# It's amazing how players in the NBA all of a sudden start grow



## suspect (Sep 10, 2002)

Nate Huffman was listed 2.12 in Europe, in the NBA he is listed as 2.16 (7-1). Hedo Turk was 2.03 in Europe and in the NBA all of a sudden he grow to 2-08 (6-10)....There are other examples as well......


----------



## JGKoblenz (Jul 19, 2002)

Yeah, I have noticed that too.

First, I'm pretty sure they mesure the players with tennis shoes, in Europe and the rest of the world we don't do that. Another reason is their mesure sistem. One eanch is equal to 2,54 cm, so they can't do a precise conversion. Just look at Nene Hilario he is listed as 6-11 / 2,11 , but in Brazil he was at least 3 centimeters shorter.

In fact, it's not a big deal.


----------



## Brian. (Jul 11, 2002)

It works the other way though also. Rumor is that ben wallace is no taller than 6'7 but he is listed at 6'9 -6'10 all the time.


----------



## Matthew Maurer (Oct 17, 2002)

To answer you guys the NBA does mess with a player height from time to time example can be found in Hakeem Olajuwon was usually listed at 7-0 although he has no taller than 6-10. Most teams do this so they can fool other teams with match up problems stuff like that and sometimes players request it. Like Kevin Garnett who is 7-1 but asked to be listed at 6-11 becasue hhe doesn't want to player center. Most Guards height are correct but agian it does vary. 

Matthew J. Maurer
NBA Draft Net


----------



## bender (Jul 15, 2002)

> Originally posted by <b>Brian</b>!
> It works the other way though also. Rumor is that ben wallace is no taller than 6'7 but he is listed at 6'9 -6'10 all the time.
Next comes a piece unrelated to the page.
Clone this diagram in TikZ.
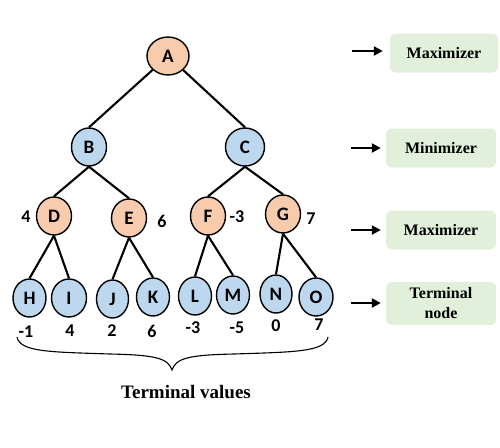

He told SLAM mag he's 6'5.



> Originally posted by <b>Matthew Maurer</b>!
> To answer you guys the NBA does mess with a player height from time to time example can be found in Hakeem Olajuwon was usually listed at 7-0 although he has no taller than 6-10. Most teams do this so they can fool other teams with match up problems stuff like that and sometimes players request it. Like Kevin Garnett who is 7-1 but asked to be listed at 6-11 becasue hhe doesn't want to player center. Most Guards height are correct but agian it does vary.
> 
> Matthew J. Maurer
> NBA Draft Net


Does that mean Alonzo Mourning is barely 2 meters? ... scary ... :uhoh:


----------



## Matthew Maurer (Oct 17, 2002)

No Mourning is close to 6-10 if he not than he's 6-9 1/2


----------